21 October 2009 Australia

Source: The Advertiser

Clean Seas Tuna has unveiled a $54m capital raising to pay back almost $21m of debt and cope with reduced credit terms imposed by its feed provider.

Shares plunged almost 40 per cent to 30c within two hours of the company coming out of its trading halt, before finishing the day 38 per cent down at 33c.

As part of the board restructure, founder Hagan Stehr will step as chairman, managing director Marcus Stehr will become operations director, to be replaced by chief executive Clifford Ashby.

The company proposes three elements to the capital raising: 30 million shares to be placed by October 27, a further 138 million shares by December 8 (subject to shareholder approval), and the launch of a shareholder purchase plan to issue a further 48 million shares by November 24 in a bid to manage the dilution.

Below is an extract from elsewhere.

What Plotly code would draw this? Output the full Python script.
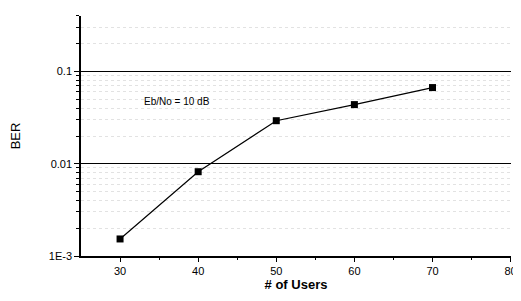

The 25c issue price offered a 52 per cent discount on the price at the trading halt, but only 24 per cent on last night's close.

The proposal also recommends sweeping changes to the board to overcome what it described as a ‘disappointing FY2009’, including a ‘mismatch of production and sales growth’.

The new-look board promises positive cash flow in the new year together with an expansion of sales and marketing throughout Asia.

Clean Seas paid $47.9 million to its suppliers last year but received only $27.1 million from its customers. The cash outflow was offset by a $24 million capital raising and $17.7 million in borrowings, which are currently being reviewed by the company.

Mr. Hagen Stehr said the proposed changes would give the company the strength to boost its Southern Blue Fin Tuna production. “On completion of the equity raising and with the addition of new, highly experienced board members, I firmly believe that Clean Seas will be a stronger and better company,” he said in a statement.

The company must also contend with reduced credit terms for its $1.6 million stock of fish feed. Its supplier has insisted on a reduction of terms from 180 to 60 days, requiring a $20 million repayment to rope in the costs.

Clean Seas wrote off $7.1 million in mulloway and kingfish stock and $5.8 in development costs in the second half of last financial year to "clear the decks'' for development.